US Treasury Secretary Scott Bessent has said the US is “ready to do what is needed” to help stabilise Argentina’s escalating financial turmoil.
“All options for stabilization are on the table,” Bessent wrote on social media, calling Argentina a “systematically important US ally in Latin America”.
The message helped to calm financial markets, which have been rattled as recent election losses raise doubts about the future of Javier Milei’s cost-cutting, free-market agenda.
The value of the peso has been plunging, while investors dump Argentine stocks and bonds.
Milei, a libertarian economist and ally of US President Donald Trump, was elected president of Argentina in 2023 as an outsider candidate who promised to control soaring inflation through radical government spending cuts and other reforms.
Bessent said the US government was considering intervening in Argentina’s current fiscal turmoil with purchases of Argentine pesos and dollar-denominated government debt among other forms of support.
More details will be announced after President Donald Trump meets with Milei in New York on Tuesday, he added.
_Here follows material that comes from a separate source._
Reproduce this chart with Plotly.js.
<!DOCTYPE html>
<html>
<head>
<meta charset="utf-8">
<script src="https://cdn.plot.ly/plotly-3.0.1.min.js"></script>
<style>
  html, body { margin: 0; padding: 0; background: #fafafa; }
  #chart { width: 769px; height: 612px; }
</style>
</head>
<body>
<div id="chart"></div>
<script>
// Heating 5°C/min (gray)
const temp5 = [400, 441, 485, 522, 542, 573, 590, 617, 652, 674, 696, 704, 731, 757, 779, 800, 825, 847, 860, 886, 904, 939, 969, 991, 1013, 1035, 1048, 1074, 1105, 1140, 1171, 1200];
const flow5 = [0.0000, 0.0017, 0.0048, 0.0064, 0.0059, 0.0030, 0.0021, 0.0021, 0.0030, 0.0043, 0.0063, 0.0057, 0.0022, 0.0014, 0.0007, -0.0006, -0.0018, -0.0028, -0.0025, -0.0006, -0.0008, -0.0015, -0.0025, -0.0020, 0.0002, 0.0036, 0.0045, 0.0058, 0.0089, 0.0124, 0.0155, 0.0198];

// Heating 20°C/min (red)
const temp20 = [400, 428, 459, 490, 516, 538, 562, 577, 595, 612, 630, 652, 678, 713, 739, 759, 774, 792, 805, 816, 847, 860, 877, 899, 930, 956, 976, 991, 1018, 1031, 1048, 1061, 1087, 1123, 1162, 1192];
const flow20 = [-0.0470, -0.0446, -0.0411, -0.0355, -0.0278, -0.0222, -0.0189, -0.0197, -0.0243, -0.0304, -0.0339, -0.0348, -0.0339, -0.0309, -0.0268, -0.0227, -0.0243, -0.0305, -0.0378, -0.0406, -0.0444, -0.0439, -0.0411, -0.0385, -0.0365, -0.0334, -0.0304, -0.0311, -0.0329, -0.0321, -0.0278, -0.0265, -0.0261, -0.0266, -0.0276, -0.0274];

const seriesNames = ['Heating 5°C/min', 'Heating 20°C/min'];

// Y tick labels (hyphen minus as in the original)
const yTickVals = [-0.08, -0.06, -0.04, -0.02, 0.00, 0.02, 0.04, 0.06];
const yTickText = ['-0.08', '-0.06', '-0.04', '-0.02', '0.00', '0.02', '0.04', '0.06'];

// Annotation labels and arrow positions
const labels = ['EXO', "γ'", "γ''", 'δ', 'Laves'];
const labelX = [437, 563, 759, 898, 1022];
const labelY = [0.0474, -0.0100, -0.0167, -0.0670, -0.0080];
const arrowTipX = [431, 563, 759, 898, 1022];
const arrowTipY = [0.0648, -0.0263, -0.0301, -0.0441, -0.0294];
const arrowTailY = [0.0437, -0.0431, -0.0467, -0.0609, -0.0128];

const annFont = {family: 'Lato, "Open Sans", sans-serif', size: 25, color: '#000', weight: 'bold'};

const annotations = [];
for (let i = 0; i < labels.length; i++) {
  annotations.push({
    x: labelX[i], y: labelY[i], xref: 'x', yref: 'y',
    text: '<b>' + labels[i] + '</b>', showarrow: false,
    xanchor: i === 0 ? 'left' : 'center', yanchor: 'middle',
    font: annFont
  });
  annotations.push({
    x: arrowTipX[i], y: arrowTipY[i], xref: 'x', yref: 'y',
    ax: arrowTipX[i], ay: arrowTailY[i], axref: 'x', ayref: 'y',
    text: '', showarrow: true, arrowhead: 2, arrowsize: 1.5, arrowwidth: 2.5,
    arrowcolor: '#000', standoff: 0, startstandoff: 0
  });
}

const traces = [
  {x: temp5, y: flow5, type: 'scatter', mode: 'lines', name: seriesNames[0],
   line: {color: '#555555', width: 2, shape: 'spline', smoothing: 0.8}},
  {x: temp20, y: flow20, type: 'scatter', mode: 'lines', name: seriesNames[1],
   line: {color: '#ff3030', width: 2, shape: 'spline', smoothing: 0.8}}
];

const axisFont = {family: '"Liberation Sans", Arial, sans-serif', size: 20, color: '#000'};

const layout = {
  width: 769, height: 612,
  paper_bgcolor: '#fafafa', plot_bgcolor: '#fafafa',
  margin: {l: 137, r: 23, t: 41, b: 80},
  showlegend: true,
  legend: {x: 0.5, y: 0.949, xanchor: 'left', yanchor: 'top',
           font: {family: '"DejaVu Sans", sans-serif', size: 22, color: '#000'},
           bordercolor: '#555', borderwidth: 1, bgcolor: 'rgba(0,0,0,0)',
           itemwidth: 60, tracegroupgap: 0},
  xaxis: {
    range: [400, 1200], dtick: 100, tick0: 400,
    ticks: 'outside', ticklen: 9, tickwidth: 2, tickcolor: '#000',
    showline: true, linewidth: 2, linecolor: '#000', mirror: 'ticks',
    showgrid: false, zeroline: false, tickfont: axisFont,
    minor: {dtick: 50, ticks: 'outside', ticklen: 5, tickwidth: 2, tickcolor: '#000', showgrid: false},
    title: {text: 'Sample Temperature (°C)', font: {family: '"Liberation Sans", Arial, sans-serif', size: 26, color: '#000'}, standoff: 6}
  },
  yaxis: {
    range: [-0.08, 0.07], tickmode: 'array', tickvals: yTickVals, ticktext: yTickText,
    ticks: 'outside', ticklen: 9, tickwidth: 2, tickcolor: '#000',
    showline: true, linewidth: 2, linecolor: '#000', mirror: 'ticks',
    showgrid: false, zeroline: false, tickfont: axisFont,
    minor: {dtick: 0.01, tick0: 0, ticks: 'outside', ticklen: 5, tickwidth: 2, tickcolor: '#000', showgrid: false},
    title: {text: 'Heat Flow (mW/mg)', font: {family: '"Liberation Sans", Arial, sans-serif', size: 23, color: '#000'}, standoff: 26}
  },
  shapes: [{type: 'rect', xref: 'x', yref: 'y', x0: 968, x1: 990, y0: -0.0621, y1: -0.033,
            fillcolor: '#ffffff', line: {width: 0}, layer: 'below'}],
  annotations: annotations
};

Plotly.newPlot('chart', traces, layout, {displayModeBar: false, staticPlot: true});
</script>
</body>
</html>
“We remain confident that [President Milei’s] support for fiscal discipline and pro-growth reforms are necessary to break Argentina’s long history of decline,” he wrote.
Milei expressed “enormous gratitude” for the US’s pledge of support, which helped lift Argentine stocks and prices for the country’s dollar-denominated debt in financial markets.
“Those of us who defend the ideas of freedom must work together for the welfare of our peoples,” he wrote on social media.
Milei was the first foreign leader to meet with Trump after his victory in the November 2024 US presidential election and his economic policies have won him admiration among many conservatives in the US, including Elon Musk.
But he has been on the defensive at home, especially in recent weeks, as his government has been grappling with losses in recent local elections and a bribery scandal involving his sister, who is accused of taking kickbacks from drug companies seeking government contracts.
Argentina will host national mid-term elections in October, which are expected to serve as a referendum on his controversial policies, which include cuts to social programmes such as subsidies for transportation.
In April, Bessent also provided key backing to help Argentina secure a new $20bn (£14.8bn) four-year loan from the the International Monetary Fund.